The wine list is genuinely excellent, emphasising New Zealand's Marlborough and Central Otago while reaching into France for context. The service is attentive without hovering, knowledgeable without performance. Reservations are essential and should be made via the restaurant's own booking system — the room holds very few covers, and the chef's counter fills weeks in advance for Friday and Saturday sittings.

Kazuya opened with the ambition of operating at a different frequency from the Auckland dining mainstream — quieter, more technically demanding, less interested in being liked by everyone. It has succeeded completely. The food here scores the highest marks for technical precision of any kitchen in the city. The value score reflects reality rather than criticism: ten courses of Japanese-European degustation at this level of craft is not cheap anywhere in the world, and the price is honest.

Best For: Solo Dining

The counter positions at Kazuya are among the finest solo dining seats in New Zealand.
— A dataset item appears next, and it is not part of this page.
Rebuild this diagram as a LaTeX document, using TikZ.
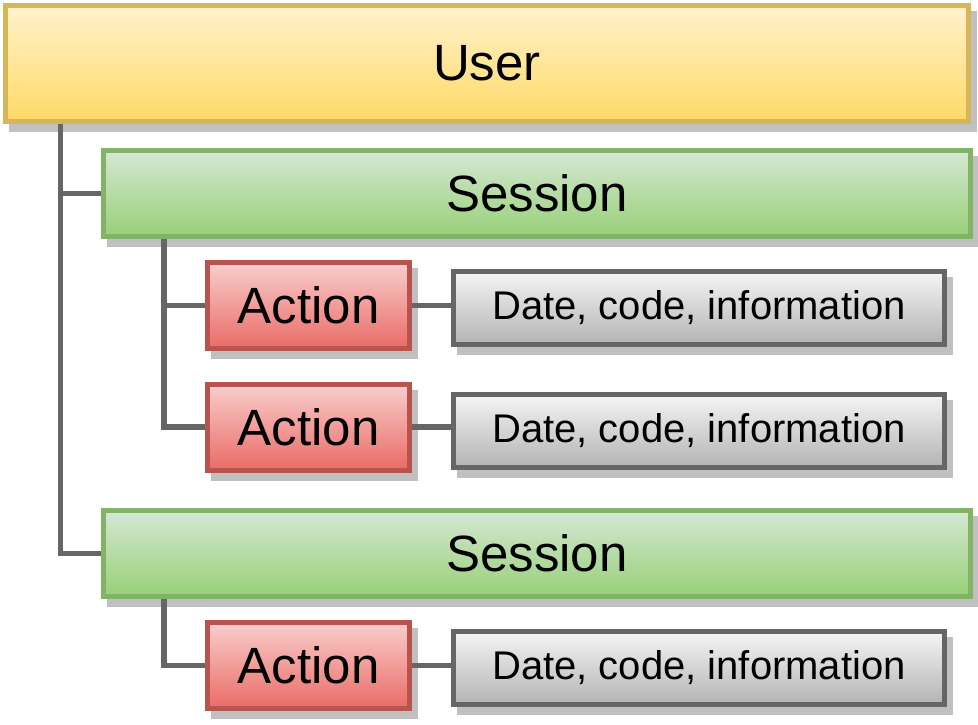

Kitchen-facing, close enough to observe technique without being in the way, with service calibrated to the solo diner's rhythm rather than the social demands of a shared table. Eating alone here is an intentional act — the food demands a quality of attention that a dinner party conversation actively prevents. Come alone. Put your phone away. Pay attention. Kazuya will do the rest.

Best For: Impress Clients

An international client who dines at Noma-level tasting rooms in their home city will recognise Kazuya's register without requiring explanation. The discreet location, the intimate room, the ten-course structure — this signals that you know exactly what you're doing. Booking here requires knowledge of Auckland's dining landscape that most visitors don't have. That is the point.

Best For: First Date

A Kazuya first date is the most ambitious opening gambit in the Auckland dining vocabulary. It works if you can sustain a conversation across ten elegant courses that each demand a moment of quiet appreciation. It works especially well if your date is the kind of person who looks at an extraordinary dish and says something true about it. If they are, you've already won.